◆ **WHAT TO WORK ON**: Every line from the first one to the line containing "from matplotlib.ticker import MultipleLocator" should be echoed exactly; leave out the rest.

--- START OF DATASET EXTRACT ---

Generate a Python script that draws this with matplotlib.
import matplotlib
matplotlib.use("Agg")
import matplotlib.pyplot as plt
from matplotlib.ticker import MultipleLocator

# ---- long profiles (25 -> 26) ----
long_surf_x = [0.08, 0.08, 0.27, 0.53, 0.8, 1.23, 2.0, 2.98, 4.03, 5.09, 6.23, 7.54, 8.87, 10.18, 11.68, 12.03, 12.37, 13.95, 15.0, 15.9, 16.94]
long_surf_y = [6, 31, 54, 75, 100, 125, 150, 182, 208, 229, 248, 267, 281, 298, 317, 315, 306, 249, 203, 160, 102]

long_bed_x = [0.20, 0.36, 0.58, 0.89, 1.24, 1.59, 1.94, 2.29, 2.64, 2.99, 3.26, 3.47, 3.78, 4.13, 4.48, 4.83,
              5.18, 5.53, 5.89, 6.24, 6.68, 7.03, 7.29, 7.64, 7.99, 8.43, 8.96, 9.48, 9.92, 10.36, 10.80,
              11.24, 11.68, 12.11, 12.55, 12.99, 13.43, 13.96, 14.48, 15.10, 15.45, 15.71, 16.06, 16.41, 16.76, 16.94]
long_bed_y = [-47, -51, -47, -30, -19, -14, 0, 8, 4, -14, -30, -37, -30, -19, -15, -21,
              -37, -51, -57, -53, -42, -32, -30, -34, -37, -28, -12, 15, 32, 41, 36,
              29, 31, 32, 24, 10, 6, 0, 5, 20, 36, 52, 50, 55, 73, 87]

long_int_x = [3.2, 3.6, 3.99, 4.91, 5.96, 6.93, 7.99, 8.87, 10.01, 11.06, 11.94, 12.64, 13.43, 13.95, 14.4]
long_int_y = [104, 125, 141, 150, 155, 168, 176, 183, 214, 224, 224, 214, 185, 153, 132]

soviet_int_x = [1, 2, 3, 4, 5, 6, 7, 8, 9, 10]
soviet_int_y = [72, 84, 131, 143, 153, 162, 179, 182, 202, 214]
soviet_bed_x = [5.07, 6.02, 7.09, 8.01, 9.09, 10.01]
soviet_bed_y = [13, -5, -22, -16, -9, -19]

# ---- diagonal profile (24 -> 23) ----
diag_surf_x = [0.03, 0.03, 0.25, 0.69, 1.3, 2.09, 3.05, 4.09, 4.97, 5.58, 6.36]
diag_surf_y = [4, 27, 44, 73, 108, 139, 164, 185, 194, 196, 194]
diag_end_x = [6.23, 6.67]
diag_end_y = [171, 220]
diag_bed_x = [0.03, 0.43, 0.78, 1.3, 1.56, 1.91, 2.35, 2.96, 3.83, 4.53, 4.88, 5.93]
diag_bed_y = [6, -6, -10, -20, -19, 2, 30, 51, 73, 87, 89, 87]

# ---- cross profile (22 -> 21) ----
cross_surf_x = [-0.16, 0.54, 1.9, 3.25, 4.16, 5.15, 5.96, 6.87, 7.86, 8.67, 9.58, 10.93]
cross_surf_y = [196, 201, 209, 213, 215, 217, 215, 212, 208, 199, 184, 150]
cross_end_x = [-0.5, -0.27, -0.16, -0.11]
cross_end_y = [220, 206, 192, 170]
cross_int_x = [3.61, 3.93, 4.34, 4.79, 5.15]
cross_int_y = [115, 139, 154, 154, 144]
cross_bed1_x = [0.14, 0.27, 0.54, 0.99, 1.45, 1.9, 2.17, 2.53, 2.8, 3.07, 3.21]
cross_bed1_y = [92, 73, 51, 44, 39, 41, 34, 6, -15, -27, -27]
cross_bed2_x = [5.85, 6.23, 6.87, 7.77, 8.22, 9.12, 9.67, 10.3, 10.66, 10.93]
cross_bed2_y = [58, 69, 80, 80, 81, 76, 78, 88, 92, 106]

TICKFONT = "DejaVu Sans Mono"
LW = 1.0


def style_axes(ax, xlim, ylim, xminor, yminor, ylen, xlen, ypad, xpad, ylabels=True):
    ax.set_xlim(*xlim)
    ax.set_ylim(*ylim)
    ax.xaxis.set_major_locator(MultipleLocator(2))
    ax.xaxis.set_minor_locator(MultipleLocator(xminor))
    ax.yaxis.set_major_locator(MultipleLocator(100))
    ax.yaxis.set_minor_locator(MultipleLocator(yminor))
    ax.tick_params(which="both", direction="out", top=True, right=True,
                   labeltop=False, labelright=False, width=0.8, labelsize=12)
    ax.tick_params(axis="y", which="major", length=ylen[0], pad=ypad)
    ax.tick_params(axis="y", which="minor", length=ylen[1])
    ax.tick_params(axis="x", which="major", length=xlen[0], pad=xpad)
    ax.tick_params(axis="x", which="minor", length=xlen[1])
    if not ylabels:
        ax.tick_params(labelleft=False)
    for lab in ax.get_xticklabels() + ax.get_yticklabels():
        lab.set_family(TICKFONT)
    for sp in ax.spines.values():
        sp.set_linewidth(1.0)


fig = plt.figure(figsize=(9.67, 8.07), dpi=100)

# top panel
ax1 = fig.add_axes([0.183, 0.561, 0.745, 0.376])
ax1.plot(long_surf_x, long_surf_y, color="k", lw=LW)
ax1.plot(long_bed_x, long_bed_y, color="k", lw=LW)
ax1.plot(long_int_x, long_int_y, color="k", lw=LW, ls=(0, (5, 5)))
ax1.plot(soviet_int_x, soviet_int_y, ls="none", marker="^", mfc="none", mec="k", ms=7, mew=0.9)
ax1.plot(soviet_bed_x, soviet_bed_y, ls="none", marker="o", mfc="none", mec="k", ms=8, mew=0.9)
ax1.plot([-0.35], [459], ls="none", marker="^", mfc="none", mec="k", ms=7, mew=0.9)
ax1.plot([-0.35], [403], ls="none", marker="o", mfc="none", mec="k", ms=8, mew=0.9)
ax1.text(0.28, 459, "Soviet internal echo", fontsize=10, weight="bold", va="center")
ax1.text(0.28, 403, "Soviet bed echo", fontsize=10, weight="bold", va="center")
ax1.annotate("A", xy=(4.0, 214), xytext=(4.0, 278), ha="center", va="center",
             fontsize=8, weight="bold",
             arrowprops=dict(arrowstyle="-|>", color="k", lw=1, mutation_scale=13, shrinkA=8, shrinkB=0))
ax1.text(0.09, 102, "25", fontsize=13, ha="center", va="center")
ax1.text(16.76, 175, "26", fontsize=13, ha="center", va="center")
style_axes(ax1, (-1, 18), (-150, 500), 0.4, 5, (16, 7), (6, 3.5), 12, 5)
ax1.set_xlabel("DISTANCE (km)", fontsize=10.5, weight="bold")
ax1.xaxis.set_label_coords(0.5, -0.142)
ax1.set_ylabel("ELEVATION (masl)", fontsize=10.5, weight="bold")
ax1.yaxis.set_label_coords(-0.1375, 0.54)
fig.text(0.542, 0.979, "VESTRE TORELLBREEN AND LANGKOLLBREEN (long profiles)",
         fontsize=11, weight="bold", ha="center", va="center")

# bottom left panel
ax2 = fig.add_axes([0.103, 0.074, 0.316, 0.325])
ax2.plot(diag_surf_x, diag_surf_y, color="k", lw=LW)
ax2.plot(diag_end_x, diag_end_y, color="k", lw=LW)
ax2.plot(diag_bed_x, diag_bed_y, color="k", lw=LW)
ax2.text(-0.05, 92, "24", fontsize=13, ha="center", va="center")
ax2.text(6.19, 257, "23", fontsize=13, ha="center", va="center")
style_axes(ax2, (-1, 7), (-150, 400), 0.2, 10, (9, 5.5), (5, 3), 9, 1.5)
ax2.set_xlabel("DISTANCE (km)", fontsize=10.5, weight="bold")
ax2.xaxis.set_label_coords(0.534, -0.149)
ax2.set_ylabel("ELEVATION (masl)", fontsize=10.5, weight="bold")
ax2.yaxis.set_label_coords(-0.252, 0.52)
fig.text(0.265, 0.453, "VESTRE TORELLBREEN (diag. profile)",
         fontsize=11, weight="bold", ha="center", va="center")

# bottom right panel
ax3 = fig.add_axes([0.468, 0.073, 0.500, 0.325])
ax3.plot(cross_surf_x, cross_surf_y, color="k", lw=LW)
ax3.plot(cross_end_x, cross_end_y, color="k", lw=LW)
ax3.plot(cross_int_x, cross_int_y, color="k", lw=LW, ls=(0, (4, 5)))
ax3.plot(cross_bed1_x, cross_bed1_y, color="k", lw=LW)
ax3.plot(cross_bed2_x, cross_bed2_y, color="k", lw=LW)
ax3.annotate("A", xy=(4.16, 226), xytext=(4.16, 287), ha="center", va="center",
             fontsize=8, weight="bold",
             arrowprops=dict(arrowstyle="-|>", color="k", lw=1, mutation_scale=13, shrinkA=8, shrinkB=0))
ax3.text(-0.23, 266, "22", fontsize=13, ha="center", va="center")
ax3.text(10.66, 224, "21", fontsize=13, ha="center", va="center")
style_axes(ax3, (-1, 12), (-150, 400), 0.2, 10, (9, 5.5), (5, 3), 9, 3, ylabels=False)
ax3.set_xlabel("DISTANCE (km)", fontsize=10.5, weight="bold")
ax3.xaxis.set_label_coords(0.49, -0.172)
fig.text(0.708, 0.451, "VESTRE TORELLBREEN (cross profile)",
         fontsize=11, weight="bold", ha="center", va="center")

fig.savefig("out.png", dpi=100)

--- END OF DATASET EXTRACT ---

◆ **RESPONSE TO THE TASK**:
Generate a Python script that draws this with matplotlib.
import matplotlib
matplotlib.use("Agg")
import matplotlib.pyplot as plt
from matplotlib.ticker import MultipleLocator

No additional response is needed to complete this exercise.